In brief: Flu season appears to be winding down
New York – The worst of the flu season appears to be over.
The number of states reporting intense or widespread illnesses dropped again last week, and in a few states there was very little flu going around, U.S. health officials said Friday.
The season started earlier than normal, first in the Southeast and then spreading. But now, by some measures, flu activity has been ebbing for at least four weeks in much of the country. Flu and pneumonia deaths also dropped the last two weeks, the Centers for Disease Control and Prevention reported.
“It’s likely that the worst of the current flu season is over,” CDC spokesman Tom Skinner said.
But flu is hard to predict, he and others stressed, and there have been spikes late in the season in the past.
For now, states like Georgia and New York – where doctor’s offices were jammed a few weeks ago – are reporting low flu activity. The hot spots are now the West Coast and the Southwest.
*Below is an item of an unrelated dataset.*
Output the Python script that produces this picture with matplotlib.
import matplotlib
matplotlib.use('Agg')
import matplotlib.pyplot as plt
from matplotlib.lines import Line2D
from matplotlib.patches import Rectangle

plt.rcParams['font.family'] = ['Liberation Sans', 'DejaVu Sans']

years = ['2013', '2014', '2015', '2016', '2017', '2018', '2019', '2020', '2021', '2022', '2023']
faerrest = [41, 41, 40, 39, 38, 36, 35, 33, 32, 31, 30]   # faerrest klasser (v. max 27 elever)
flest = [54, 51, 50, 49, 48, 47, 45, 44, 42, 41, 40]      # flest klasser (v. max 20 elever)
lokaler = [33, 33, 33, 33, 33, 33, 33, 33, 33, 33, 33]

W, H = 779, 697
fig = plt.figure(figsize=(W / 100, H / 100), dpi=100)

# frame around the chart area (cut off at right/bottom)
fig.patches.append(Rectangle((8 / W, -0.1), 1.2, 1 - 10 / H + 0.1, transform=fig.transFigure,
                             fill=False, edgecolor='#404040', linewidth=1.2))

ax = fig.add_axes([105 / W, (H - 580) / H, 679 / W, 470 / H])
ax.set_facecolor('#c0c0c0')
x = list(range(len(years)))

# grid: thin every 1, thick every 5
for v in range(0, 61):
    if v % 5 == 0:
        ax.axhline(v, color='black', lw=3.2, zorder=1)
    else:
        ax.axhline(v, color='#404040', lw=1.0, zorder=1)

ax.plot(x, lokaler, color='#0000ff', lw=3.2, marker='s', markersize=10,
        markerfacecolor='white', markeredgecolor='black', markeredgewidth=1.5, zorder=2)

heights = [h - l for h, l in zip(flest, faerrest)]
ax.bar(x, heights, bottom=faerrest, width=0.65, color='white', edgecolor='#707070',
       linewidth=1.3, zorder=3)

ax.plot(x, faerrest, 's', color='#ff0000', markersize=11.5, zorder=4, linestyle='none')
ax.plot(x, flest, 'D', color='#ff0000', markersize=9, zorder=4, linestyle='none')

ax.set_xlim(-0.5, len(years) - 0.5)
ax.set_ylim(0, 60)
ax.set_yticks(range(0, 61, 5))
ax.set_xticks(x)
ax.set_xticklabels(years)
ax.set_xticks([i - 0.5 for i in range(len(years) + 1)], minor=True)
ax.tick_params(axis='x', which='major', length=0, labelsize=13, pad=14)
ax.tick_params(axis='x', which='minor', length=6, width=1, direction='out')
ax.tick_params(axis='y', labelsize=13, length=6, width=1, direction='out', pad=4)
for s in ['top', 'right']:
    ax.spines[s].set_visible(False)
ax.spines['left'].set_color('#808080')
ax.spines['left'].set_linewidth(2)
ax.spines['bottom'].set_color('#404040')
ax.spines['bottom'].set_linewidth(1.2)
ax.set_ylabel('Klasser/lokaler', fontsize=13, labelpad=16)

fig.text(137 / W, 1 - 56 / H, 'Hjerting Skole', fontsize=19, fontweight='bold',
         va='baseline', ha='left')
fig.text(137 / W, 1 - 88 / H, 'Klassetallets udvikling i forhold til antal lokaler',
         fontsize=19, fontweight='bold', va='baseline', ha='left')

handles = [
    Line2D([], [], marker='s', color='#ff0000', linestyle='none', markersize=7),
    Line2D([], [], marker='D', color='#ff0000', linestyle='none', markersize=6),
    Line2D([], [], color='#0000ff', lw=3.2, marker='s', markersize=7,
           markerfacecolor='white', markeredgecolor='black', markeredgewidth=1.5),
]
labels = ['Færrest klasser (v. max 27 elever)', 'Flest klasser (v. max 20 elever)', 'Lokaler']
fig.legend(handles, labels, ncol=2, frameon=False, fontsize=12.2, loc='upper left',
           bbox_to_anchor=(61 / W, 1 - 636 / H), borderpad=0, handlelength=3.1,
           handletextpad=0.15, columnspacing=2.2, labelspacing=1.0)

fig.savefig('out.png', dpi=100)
Bush family photos, emails hacked
Houston – Turns out even former presidents can fall prey to hackers.
A mysterious email hacker apparently accessed private photos and messages sent between members of the Bush family, including both retired commanders in chief.
The Secret Service is investigating the breach, which appeared to yield little more than a few snapshots and some family discussions. But the incident illustrated how easily hackers can pry into private lives, even those of one of the nation’s most prominent and closely guarded political clans.
Kerry pledges fair review of pipeline
Washington – Secretary of State John Kerry on Friday promised a “fair and transparent” review of a Canadian company’s plan to pipe oil from western Canada to refineries in Texas.
In his first comments about the controversial Keystone XL pipeline since becoming secretary of state, Kerry said he is waiting for a review begun by his predecessor, Hillary Rodham Clinton, and hopes to make a decision in the “near term.” The State Department has jurisdiction over the $7 billion pipeline because it crosses an international border.
Kerry, who met with Canadian Foreign Minister John Baird on Friday, praised Canada as a close ally and the largest supplier of energy to the U.S. He declined to comment on the pipeline’s merits, but he said the review process begun under Clinton is well under way.